For better or worse, Californians who aren’t insured through their employers could see major changes in their health insurance costs under a Republican replacement for the Affordable Care Act.
A House GOP proposal introduced Monday would provide substantially less financial help to many consumers in higher-cost areas of California, from San Francisco to Monterey. But people in lower-cost markets like Los Angeles could fare better.
That’s because the Republican proposal takes a more simple, across-the-board approach to tax credits than the current law. The ACA offers a wide range of subsidies that take into account household income and the local cost of coverage. The nationwide Republican tax credits are tied just to age, starting at $2,000 per year for people under 30 and increasing to $4,000 for those over 60.
That doesn’t bode well for a 60-year-old in Santa Cruz. If he makes $40,000 a year, he would receive $12,836 in ACA premium subsidies to buy insurance on the state exchange for 2017, according to an analysis by the Kaiser Family Foundation. The subsidy takes into account the person’s income and the cost of insurance in the coastal town. (Kaiser Health News, which produces California Healthline, is an editorially independent program of the foundation.)

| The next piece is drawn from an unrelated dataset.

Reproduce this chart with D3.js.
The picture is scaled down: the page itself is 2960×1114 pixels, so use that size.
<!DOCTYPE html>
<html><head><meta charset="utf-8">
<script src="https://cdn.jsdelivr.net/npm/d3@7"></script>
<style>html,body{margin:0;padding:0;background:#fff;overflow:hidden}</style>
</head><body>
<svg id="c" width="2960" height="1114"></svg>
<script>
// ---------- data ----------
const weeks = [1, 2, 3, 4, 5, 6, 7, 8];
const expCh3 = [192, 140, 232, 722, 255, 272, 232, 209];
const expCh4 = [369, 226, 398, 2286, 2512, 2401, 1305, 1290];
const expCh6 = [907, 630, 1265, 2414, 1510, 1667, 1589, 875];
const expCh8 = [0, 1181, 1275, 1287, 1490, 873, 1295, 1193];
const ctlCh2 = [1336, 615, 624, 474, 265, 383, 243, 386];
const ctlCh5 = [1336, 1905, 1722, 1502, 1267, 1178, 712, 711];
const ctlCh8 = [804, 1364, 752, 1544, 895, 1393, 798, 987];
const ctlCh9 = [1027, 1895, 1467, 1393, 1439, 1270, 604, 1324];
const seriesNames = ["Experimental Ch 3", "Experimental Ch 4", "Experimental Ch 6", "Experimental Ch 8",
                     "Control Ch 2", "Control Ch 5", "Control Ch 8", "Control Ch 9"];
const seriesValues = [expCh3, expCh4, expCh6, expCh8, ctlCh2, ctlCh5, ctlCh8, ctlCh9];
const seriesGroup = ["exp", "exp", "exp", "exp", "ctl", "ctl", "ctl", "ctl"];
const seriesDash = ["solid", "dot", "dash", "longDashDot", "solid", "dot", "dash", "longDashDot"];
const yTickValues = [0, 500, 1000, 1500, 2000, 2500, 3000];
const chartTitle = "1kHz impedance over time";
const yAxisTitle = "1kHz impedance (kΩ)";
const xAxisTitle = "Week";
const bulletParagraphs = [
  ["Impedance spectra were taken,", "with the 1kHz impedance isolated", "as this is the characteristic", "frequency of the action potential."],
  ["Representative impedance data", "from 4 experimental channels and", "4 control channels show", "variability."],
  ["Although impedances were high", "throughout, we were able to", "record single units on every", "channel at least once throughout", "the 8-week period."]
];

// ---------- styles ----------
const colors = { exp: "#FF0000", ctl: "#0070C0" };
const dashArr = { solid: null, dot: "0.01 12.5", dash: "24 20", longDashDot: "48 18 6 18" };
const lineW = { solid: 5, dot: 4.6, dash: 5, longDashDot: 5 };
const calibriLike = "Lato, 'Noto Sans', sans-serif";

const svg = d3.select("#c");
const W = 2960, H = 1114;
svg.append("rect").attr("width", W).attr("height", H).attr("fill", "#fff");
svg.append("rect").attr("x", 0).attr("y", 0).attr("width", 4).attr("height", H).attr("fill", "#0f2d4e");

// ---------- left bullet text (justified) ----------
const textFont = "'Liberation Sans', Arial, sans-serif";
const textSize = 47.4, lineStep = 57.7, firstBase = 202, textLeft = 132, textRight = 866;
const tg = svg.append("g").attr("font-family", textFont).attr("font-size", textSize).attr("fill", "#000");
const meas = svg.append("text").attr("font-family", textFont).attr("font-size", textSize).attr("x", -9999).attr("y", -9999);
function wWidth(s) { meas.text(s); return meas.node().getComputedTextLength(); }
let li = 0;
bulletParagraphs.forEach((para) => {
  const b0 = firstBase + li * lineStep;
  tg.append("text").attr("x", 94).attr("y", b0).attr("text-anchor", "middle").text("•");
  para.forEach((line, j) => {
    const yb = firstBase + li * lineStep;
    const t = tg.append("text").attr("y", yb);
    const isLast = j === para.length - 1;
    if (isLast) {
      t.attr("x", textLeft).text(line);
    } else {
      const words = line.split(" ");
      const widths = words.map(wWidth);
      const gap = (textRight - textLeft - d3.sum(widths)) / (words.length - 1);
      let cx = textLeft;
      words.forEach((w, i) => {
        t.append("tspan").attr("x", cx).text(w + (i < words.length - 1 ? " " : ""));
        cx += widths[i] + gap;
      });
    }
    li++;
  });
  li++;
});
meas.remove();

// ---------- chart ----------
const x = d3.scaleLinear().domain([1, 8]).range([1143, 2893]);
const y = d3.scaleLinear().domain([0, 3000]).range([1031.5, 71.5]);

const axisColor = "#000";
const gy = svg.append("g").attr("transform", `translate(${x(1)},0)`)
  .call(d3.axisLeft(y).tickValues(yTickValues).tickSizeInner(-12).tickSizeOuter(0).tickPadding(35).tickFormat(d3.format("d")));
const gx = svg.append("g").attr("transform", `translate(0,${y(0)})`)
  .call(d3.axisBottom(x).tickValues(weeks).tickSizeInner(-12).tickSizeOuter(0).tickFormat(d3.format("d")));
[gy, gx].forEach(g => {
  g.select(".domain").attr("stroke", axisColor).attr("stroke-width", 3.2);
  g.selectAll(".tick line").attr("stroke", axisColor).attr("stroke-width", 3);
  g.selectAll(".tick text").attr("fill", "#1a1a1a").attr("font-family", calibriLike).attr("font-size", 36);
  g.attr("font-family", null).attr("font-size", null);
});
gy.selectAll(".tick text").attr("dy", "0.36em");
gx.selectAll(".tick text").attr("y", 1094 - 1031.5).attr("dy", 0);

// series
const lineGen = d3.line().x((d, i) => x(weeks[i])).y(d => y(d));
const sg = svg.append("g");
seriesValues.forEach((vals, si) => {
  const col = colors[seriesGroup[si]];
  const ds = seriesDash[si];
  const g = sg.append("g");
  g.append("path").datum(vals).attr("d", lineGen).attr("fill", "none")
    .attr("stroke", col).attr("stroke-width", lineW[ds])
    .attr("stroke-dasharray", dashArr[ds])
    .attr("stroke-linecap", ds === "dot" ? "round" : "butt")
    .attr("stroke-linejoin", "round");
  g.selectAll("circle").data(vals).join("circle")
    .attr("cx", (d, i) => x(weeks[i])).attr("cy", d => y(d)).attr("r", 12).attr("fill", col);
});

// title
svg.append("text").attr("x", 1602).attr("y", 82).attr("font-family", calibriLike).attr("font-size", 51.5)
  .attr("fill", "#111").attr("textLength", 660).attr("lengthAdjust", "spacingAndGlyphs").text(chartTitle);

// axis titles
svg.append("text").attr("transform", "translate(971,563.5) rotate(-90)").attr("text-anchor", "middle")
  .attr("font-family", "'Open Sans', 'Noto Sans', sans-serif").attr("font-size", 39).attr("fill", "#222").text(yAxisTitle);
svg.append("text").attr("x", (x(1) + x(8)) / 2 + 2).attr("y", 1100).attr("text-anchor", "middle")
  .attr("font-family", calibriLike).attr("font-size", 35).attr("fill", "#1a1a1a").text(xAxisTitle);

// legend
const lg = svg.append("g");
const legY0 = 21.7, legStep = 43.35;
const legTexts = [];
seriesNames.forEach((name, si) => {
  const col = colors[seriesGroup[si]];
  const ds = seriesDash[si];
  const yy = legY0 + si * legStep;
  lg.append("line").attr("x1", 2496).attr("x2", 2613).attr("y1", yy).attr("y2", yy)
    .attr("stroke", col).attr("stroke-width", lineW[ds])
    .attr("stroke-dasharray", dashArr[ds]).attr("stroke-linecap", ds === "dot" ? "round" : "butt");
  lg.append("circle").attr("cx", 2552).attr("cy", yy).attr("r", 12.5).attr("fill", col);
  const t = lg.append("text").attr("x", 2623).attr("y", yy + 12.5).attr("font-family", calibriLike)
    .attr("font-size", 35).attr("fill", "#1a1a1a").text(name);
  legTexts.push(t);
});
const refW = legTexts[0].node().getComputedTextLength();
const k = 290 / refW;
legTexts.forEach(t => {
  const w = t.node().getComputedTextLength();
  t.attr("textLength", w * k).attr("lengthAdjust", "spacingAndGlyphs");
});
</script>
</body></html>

The House’s American Health Care Act would cut that person’s assistance to $4,000, based purely on his age. A 60-year-old making $20,000 a year in the same town would be even worse off, because his low income wouldn’t be part of the calculation. He would get nearly $12,000 less under the House plan than under the current law.

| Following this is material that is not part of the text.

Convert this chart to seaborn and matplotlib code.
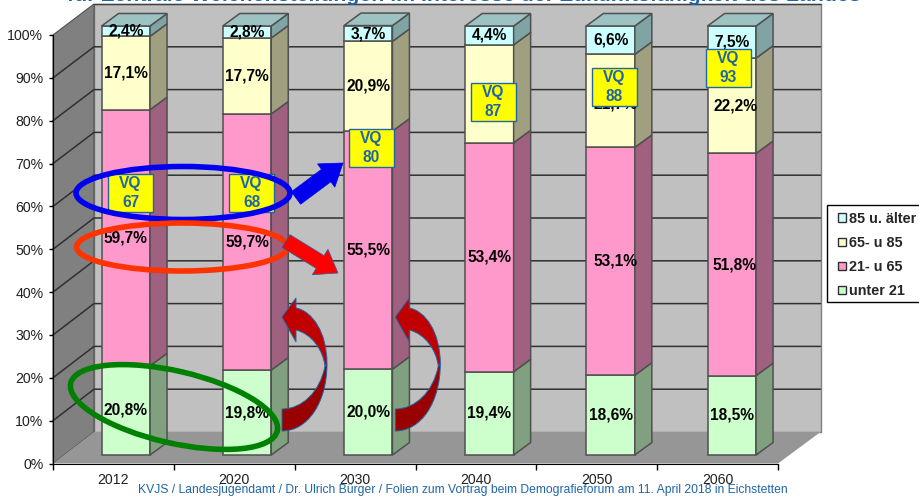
import numpy as np
import pandas as pd
import matplotlib
matplotlib.use("Agg")
import matplotlib.pyplot as plt
import seaborn as sns
from matplotlib.patches import Ellipse, FancyArrow, Patch, PathPatch, Polygon, Rectangle
from matplotlib.path import Path

# Data
years = ["2012", "2020", "2030", "2040", "2050", "2060"]
unter_21 = [20.8, 19.8, 20.0, 19.4, 18.6, 18.5]
von_21 = [59.7, 59.7, 55.5, 53.4, 53.1, 51.8]
von_65 = [17.1, 17.7, 20.9, 22.8, 21.7, 22.2]
ab_85 = [2.4, 2.8, 3.7, 4.4, 6.6, 7.5]
series_names = ["unter 21", "21- u 65", "65- u 85", "85 u. älter"]
vq_values = [67, 68, 80, 87, 88, 93]
y_ticks = [0, 10, 20, 30, 40, 50, 60, 70, 80, 90, 100]
title_text = "für Zentrale Weichenstellungen im Interesse der Zukunftsfähigkeit des Landes"
footer_text = "KVJS / Landesjugendamt / Dr. Ulrich Bürger / Folien zum Vortrag beim Demografieforum am 11. April 2018 in Eichstetten"

# Colours per series: front, side
front_colors = ["#CCFFCC", "#FF99CC", "#FFFFCC", "#CCFFFF"]
side_colors = ["#80A080", "#A06080", "#A0A080", "#80A4A4"]
top_color = "#9CC2C2"
edge_dark = "#505050"
blue_text = "#1F66A8"

W, H = 919, 499
sns.set_style("white")
plt.rcParams["font.family"] = ["Liberation Sans", "DejaVu Sans"]

df = pd.DataFrame({"Jahr": years, "unter 21": unter_21, "21- u 65": von_21,
                   "65- u 85": von_65, "85 u. älter": ab_85})

fig = plt.figure(figsize=(W / 100, H / 100), dpi=100)


def px_axes(left, top, right, bottom, **kw):
    return fig.add_axes([left / W, 1 - bottom / H, (right - left) / W, (bottom - top) / H], **kw)


# Pixel axes behind the chart: walls, floor, gridlines
bg = px_axes(0, 0, W, H)
bg.set_xlim(0, W)
bg.set_ylim(H, 0)
bg.axis("off")
bg.add_patch(Polygon([(94, 4), (820.5, 4), (820.5, 432), (94, 432)], fc="#C0C0C0", ec="#808080", lw=1))
bg.add_patch(Polygon([(53, 35), (94, 4), (94, 432), (53, 463.5)], fc="#808080", ec="#505050", lw=0.8))
bg.add_patch(Polygon([(53, 463.5), (94, 432), (820.5, 432), (778, 463.5)], fc="#969696", ec="none"))
bg.plot([94, 820.5], [4, 4], color="#404040", lw=1)
for t in y_ticks[1:-1]:
    y_front = 463.5 - 4.285 * t
    y_back = 432 - 4.28 * t
    bg.plot([53, 94, 820.5], [y_front, y_back, y_back], color="#303030", lw=1.1)

# Axis with the value ticks and the year labels
axis = px_axes(53, 35, 778, 463.5, facecolor="none")
axis.set_xlim(-0.5, 5.5)
axis.set_ylim(0, 100)
axis.set_yticks(y_ticks)
axis.set_yticklabels([f"{t}%" for t in y_ticks], fontsize=10.2, color="#202020")
axis.set_xticks(np.arange(-0.5, 6))
axis.set_xticklabels([])
axis.set_xticks(np.arange(6), labels=years, minor=True, fontsize=10.2, color="#202020")
axis.tick_params(axis="x", which="major", length=4, width=1, color="black", bottom=True)
axis.tick_params(axis="x", which="minor", length=0, pad=6.5)
axis.tick_params(axis="y", length=3, width=1, color="black", left=True, pad=4)
sns.despine(ax=axis, top=True, right=True)
axis.spines["left"].set_color("black")
axis.spines["bottom"].set_color("black")

# Bars on the front plane, drawn with seaborn
ax = px_axes(65.2, 26, 792.4, 455, facecolor="none")
bottom = np.zeros(len(years))
depth_x, depth_y = 17 / 121.2, 12.5 / 4.29
# small hand placed label shifts seen in the reference (bar index, series index)
label_nudge = {(3, 2): (0.04, 0), (4, 1): (0.04, 0), (4, 2): (0.04, -0.8), (5, 1): (0.025, 0), (5, 2): (0.03, 0)}
for k, (name, front, side) in enumerate(zip(series_names, front_colors, side_colors)):
    sns.barplot(data=df, x="Jahr", y=name, bottom=bottom, color=front, saturation=1, width=0.4,
                edgecolor=edge_dark, linewidth=1.1, ax=ax)
    values = df[name].to_numpy()
    for i, (v, b) in enumerate(zip(values, bottom)):
        x1 = i + 0.2
        ax.add_patch(Polygon([(x1, b), (x1 + depth_x, b + depth_y), (x1 + depth_x, b + v + depth_y), (x1, b + v)],
                             fc=side, ec=edge_dark, lw=1.1, clip_on=False))
        nx, ny = label_nudge.get((i, k), (0, 0))
        ax.text(i + nx, b + v / 2 + ny, f"{v:.1f}%".replace(".", ","), ha="center", va="center",
                fontsize=11.2, fontweight="bold", color="black", zorder=5, clip_on=False)
    bottom = bottom + values
for i, top in enumerate(bottom):
    ax.add_patch(Polygon([(i - 0.2, top), (i + 0.2, top), (i + 0.2 + depth_x, top + depth_y), (i - 0.2 + depth_x, top + depth_y)],
                         fc=top_color, ec=edge_dark, lw=1.1, clip_on=False))
ax.set_xlim(-0.5, 5.5)
ax.set_ylim(0, 100)
ax.axis("off")
for p in ax.patches:
    p.set_clip_on(False)

# Overlay in pixels: title, footer, ovals, arrows, VQ boxes, legend
ov = px_axes(0, 0, W, H, facecolor="none")
ov.set_xlim(0, W)
ov.set_ylim(H, 0)
ov.axis("off")
ov.text(464, 1, title_text, ha="center", va="baseline", fontsize=15.3, fontweight="bold", color=blue_text)
ov.text(463, 490.5, footer_text, ha="center", va="center", fontsize=8.75, color=blue_text)

vq_boxes = [(108, 174), (229, 174), (348.5, 128.5), (470.5, 83), (591.5, 68), (705.5, 49)]
for (bx, by), vq in zip(vq_boxes, vq_values):
    ov.add_patch(Rectangle((bx, by), 45, 38, fc="#FFFF00", ec=blue_text, lw=1))
    ov.text(bx + 22.5, by + 9.5, "VQ", ha="center", va="center", fontsize=11.2, fontweight="bold", color=blue_text)
    ov.text(bx + 22.5, by + 28.5, str(vq), ha="center", va="center", fontsize=11.2, fontweight="bold", color=blue_text)

ov.add_patch(Ellipse((183, 193), 214, 53, fc="none", ec="#0000EE", lw=4))
ov.add_patch(Ellipse((182, 247), 211, 48, fc="none", ec="#FF3300", lw=4))
ov.add_patch(Ellipse((174, 407), 212, 72, angle=13, fc="none", ec="#008000", lw=4))

ov.add_patch(FancyArrow(296, 198, 47, -35, width=15.5, head_width=29, head_length=21, length_includes_head=True,
                        fc="#0000EE", ec="#0000EE", lw=0.5))
ov.add_patch(FancyArrow(286, 241, 52, 32, width=15, head_width=30, head_length=21, length_includes_head=True,
                        fc="#FF0000", ec="#1F66A8", lw=0.5))

for shift in [0, 113.3]:
    upper = [(Path.MOVETO, (282, 317)), (Path.LINETO, (296, 298)), (Path.LINETO, (296, 308)),
             (Path.CURVE4, (312, 311)), (Path.CURVE4, (327, 332)), (Path.CURVE4, (327, 364)),
             (Path.LINETO, (325, 366)),
             (Path.CURVE4, (323, 350)), (Path.CURVE4, (312, 334)), (Path.CURVE4, (296, 330)),
             (Path.LINETO, (296, 342)), (Path.CLOSEPOLY, (282, 317))]
    lower = [(Path.MOVETO, (327, 364)), (Path.CURVE4, (327, 402)), (Path.CURVE4, (308, 431)), (Path.CURVE4, (282, 431)),
             (Path.LINETO, (282, 409)), (Path.CURVE4, (302, 409)), (Path.CURVE4, (320, 392)), (Path.CURVE4, (325, 366)),
             (Path.CLOSEPOLY, (327, 364))]
    for shape, fill in [(upper, "#C00000"), (lower, "#990000")]:
        codes = [c for c, _ in shape]
        verts = [(x + shift, y) for _, (x, y) in shape]
        ov.add_patch(PathPatch(Path(verts, codes), fc=fill, ec=blue_text, lw=0.7))

# Legend frame runs past the right edge like in the reference
ov.add_patch(Rectangle((827, 205), 100, 97, fc="white", ec="black", lw=1, clip_on=True))
handles = [Patch(fc=c, ec="#303030", lw=1) for c in front_colors[::-1]]
leg = ov.legend(handles, series_names[::-1], loc="upper left", bbox_to_anchor=(835 / W, 1 - 209 / H),
                bbox_transform=fig.transFigure, frameon=False,
                handlelength=0.55, handleheight=0.55, handletextpad=0.2, labelspacing=0.7, borderaxespad=0,
                borderpad=0.2, prop={"size": 10.4, "weight": "bold"})

fig.savefig("out.png", dpi=100)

But the GOP’s plan could benefit younger consumers in general and particularly those in lower-priced markets of Southern California. Under current law, a 27-year-old in Los Angeles making $40,000 doesn’t get any ACA subsidy because the cost of coverage is low for someone of her income. She has to pay her entire premium.
But under the House plan, she would qualify for a flat $2,000 tax credit based entirely on her age.
The GOP plan would begin to phase out age-based tax credits when an individual’s annual income reached $75,000. The upper limit under the ACA is 400 percent of the federal poverty level or about $47,000 for an individual and more than $97,000 for a family of four.
Cynthia Cox, associate director of health reform and private insurance at the Kaiser Family Foundation, said any replacement plan for the ACA will create “winners and losers.”
She said “the people likely to gain under the ACA replacement are those who are younger, higher income and live in lower-cost areas. That might be millennials living in Los Angeles.”
But she said the added costs imposed on consumers in other markets could be enormous. “For a person living in Santa Cruz or another high-cost area, that is a big chunk of their income to come up with,” she said.
California has long had a north-south divide on medical costs. Health policy experts say the lack of competition in Northern California helps explain why health insurance premiums are, on average, about 25 percent higher compared to the southern part of the state.
For 2017, rates in the Covered California exchange rose by 13.2 percent, on average, statewide. But premiums in the Santa Cruz-Monterey area jumped by nearly 29 percent.
Peter Lee, executive director of Covered California, said ignoring income and location in issuing tax credits may force thousands of people to drop coverage.
“The wide variations in the health-care system across California could result in consumers in some areas being priced out of coverage,” Lee said. “The analysis of some early proposals also underscores the importance of providing financial help that is directly tied to a consumer’s income.”
Cox said some Republicans are purposely ignoring those geographic differences because they don’t want to reward higher-priced areas with more generous taxpayer subsidies. The hope is that lower tax credits could put pressure on insurers or medical providers to charge less.
Lanhee Chen, a conservative health-policy expert and a fellow at Stanford University’s Hoover Institution, said the House Republicans’ tax-credit proposal would simplify the process and have a “positive impact on bringing down health costs over the long run.”
But even some critics of Obamacare think Republicans will have to alter their approach and account for differences in health costs within states and across the country.
“The impact will not be uniform and many parts of the country will be big losers — and not just the high-cost big cities that are traditionally Democratic areas,” said Robert Laszewski, a Virginia-based health care consultant and frequent critic of the ACA. “Many of the highest cost places are Republican strongholds. Geographic rating is as basic to health insurance 101 as anything.”